Complex Concepts Simplified

  • Res judicata (“a matter judged”) – A doctrine preventing re-litigation of claims that have already been finally decided between the same parties. It requires an actual adjudication.
  • The Rule in Henderson v Henderson – A companion principle that bars not just what was litigated, but what could and should have been raised in the earlier case. It is wielded to stop abusive multiplicity, yet remains discretionary and abuse-centred.
  • Chapter 7 Trustee (US) – An officer appointed under the US Bankruptcy Code to gather and liquidate the debtor’s estate. In cross-border insolvencies, the trustee may coordinate with foreign assignees.
  • Official Assignee (Ireland) – The state officer who administers the estate of a bankrupt person under Irish law.
  • Fraudulent Transfer (Statute of 13 Eliz. c.5 / “Statute of Charles” in Ireland) – Historic statutory relief allowing a creditor or assignee to unwind conveyances made to defeat creditors. The Irish proceeding is grounded on this statute.

Conclusion

Lehane v Dunne furnishes a modern restatement of two venerable doctrines—res judicata and Henderson—within the swirling context of cross-border bankruptcy. Barrett J underscores that:

(a) Without a specific adjudication, there can be no res judicata;
(b) Henderson targets genuine abuse, not strategic forbearance blessed by the courts; and
(c) Flexibility and fairness trump rigid formalism when navigating multi-jurisdictional insolvency.

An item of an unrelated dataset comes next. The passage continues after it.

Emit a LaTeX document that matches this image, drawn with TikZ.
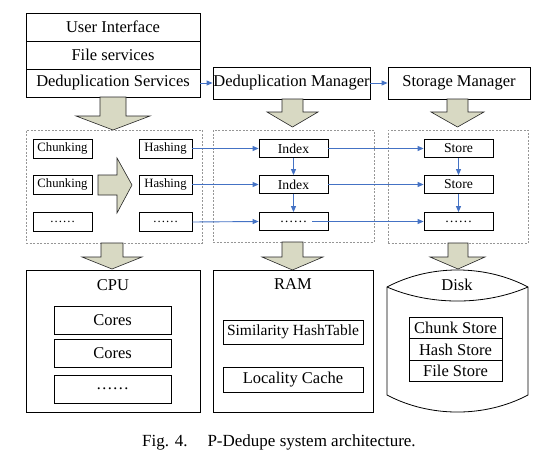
\documentclass[tikz,border=0pt]{standalone}
\usepackage{fontspec}
\setmainfont{Liberation Serif}
\usetikzlibrary{arrows.meta}
\definecolor{flow}{RGB}{68,114,196}
\definecolor{blk}{RGB}{216,217,195}
\definecolor{dashc}{RGB}{150,150,150}
\tikzset{
  box/.style={draw, line width=0.8pt, inner sep=0pt, anchor=center, font=\fontsize{16.5}{18}\selectfont},
  sbox/.style={draw, line width=0.8pt, inner sep=0pt, anchor=center, minimum height=19pt, font=\fontsize{12.7}{14}\selectfont},
  mbox/.style={draw, line width=0.8pt, inner sep=0pt, anchor=center, minimum width=69pt, minimum height=18pt, font=\fontsize{13.7}{15}\selectfont},
  lbl/.style={inner sep=0pt, anchor=center, font=\fontsize{16.5}{18}\selectfont},
  flowarr/.style={draw=flow, line width=0.9pt, -{Triangle[length=6pt,width=5pt]}},
  blockarr/.style={draw=black!85, fill=blk, line width=0.6pt, line join=miter},
  dashbox/.style={draw=dashc, dash pattern=on 2pt off 1.5pt, line width=0.6pt, inner sep=0pt, anchor=center}
}
\begin{document}
\begin{tikzpicture}[x=1pt,y=-1pt]
\useasboundingbox (0,0) rectangle (553,463);
% top stack
\node[box, minimum width=174pt, minimum height=28pt] (ui) at (113,27) {User Interface};
\node[box, minimum width=174pt, minimum height=28pt] (fs) at (113,55) {File services};
\node[box, minimum width=174pt, minimum height=28pt] (ds) at (113,83) {Deduplication Services};
\node[box, minimum width=157pt, minimum height=32pt] (dm) at (291.5,83) {Deduplication Manager};
\node[box, minimum width=142pt, minimum height=32pt] (sm) at (459,83) {Storage Manager};
\draw[flowarr] (ds.east) -- (dm.west);
\draw[flowarr] (dm.east) -- (sm.west);
% block arrows top
\draw[blockarr] (100,97) -- (126,97) -- (126,116) -- (150,116) -- (113,130) -- (76,116) -- (100,116) -- cycle;
\draw[blockarr] (282,99) -- (303,99) -- (303,112) -- (318,112) -- (292.5,127) -- (267,112) -- (282,112) -- cycle;
\draw[blockarr] (447,99) -- (468,99) -- (468,112) -- (484,112) -- (457.5,127) -- (431,112) -- (447,112) -- cycle;
% dashed groups
\node[dashbox, minimum width=176pt, minimum height=113pt] (g1) at (114,186.5) {};
\node[dashbox, minimum width=161pt, minimum height=112pt] (g2) at (293.5,186) {};
\node[dashbox, minimum width=140pt, minimum height=113pt] (g3) at (458,186.5) {};
% row boxes
\node[sbox, minimum width=59pt] (c1) at (62.5,148.5) {Chunking};
\node[sbox, minimum width=59pt] (c2) at (62.5,184.5) {Chunking};
\node[sbox, minimum width=59pt] (c3) at (62.5,222) {……};
\node[sbox, minimum width=53pt] (h1) at (165.5,148.5) {Hashing};
\node[sbox, minimum width=53pt] (h2) at (165.5,184.5) {Hashing};
\node[sbox, minimum width=53pt] (h3) at (165.5,222) {……};
\node[mbox] (i1) at (293.5,148.5) {Index};
\node[mbox] (i2) at (293.5,184.5) {Index};
\node[mbox] (i3) at (293.5,221.5) {……};
\node[mbox] (s1) at (458.5,148.5) {Store};
\node[mbox] (s2) at (458.5,184.5) {Store};
\node[mbox] (s3) at (458.5,221.5) {……};
\coordinate (i3d) at (312,221.5);
% big right arrow
\draw[blockarr] (98,175) -- (117,175) -- (117,158) -- (132,185) -- (117,213) -- (117,195) -- (98,195) -- cycle;
% flow arrows
\draw[flowarr] (h1.east) -- (i1.west);
\draw[flowarr] (h2.east) -- (i2.west);
\draw[flowarr] (h3.east) -- (i3.west);
\draw[flowarr] (i1.east) -- (s1.west);
\draw[flowarr] (i2.east) -- (s2.west);
\draw[flowarr] (i3d) -- (s3.west);
\draw[flowarr] (i1.south) -- (i2.north);
\draw[flowarr] (i2.south) -- (i3.north);
\draw[flowarr] (s1.south) -- (s2.north);
\draw[flowarr] (s2.south) -- (s3.north);
% block arrows bottom
\draw[blockarr] (101,243) -- (123,243) -- (123,257) -- (142,257) -- (112,269) -- (82,257) -- (101,257) -- cycle;
\draw[blockarr] (282,242) -- (303,242) -- (303,257) -- (323,257) -- (292.5,270) -- (262,257) -- (282,257) -- cycle;
\draw[blockarr] (448,243) -- (468,243) -- (468,257) -- (485,257) -- (458,269) -- (430,257) -- (448,257) -- cycle;
% CPU
\node[box, minimum width=174pt, minimum height=142pt] (cpu) at (113,341) {};
\node[lbl] (cpul) at (113,285) {CPU};
\node[box, minimum width=117pt, minimum height=28pt] (co1) at (112.5,320) {Cores};
\node[box, minimum width=117pt, minimum height=28pt] (co2) at (112.5,353) {Cores};
\node[box, minimum width=117pt, minimum height=28pt] (co3) at (112.5,389) {……};
% RAM
\node[box, minimum width=160pt, minimum height=142pt] (ram) at (293,341) {};
\node[lbl] (raml) at (293,284) {RAM};
\node[box, minimum width=140pt, minimum height=24pt, font=\fontsize{15.5}{17}\selectfont] (sim) at (293,332) {Similarity HashTable};
\node[box, minimum width=140pt, minimum height=25pt] (loc) at (293,379.5) {Locality Cache};
% Disk
\draw[line width=0.8pt] (387,287) .. controls (430,264.3) and (485,264.3) .. (528,287) -- (528,395) .. controls (485,417.7) and (430,417.7) .. (387,395) -- cycle;
\draw[line width=0.8pt] (387,287) .. controls (430,305.7) and (485,305.7) .. (528,287);
\node[lbl] (diskl) at (457,285) {Disk};
\node[box, minimum width=93pt, minimum height=21.5pt] (cs) at (455.5,328) {Chunk Store};
\node[box, minimum width=93pt, minimum height=21.5pt] (hs) at (455.5,349.5) {Hash Store};
\node[box, minimum width=93pt, minimum height=21.5pt] (fls) at (455.5,371) {File Store};
% caption
\node[inner sep=0pt, anchor=base west, font=\fontsize{17}{19}\selectfont] (cap) at (142,446) {Fig. 4.\hspace{20pt}P-Dedupe system architecture.};
\end{tikzpicture}
\end{document}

Practitioners should glean three key lessons: maintain clear pleadings, obtain explicit judicial blessings for parallel actions, and beware that the Henderson sword only strikes when both opportunity and abuse align. The decision is likely to be cited frequently whenever foreign insolvency proceedings interface with Irish fraudulent-transfer litigation, cementing its status as a touchstone for future cross-border disputes.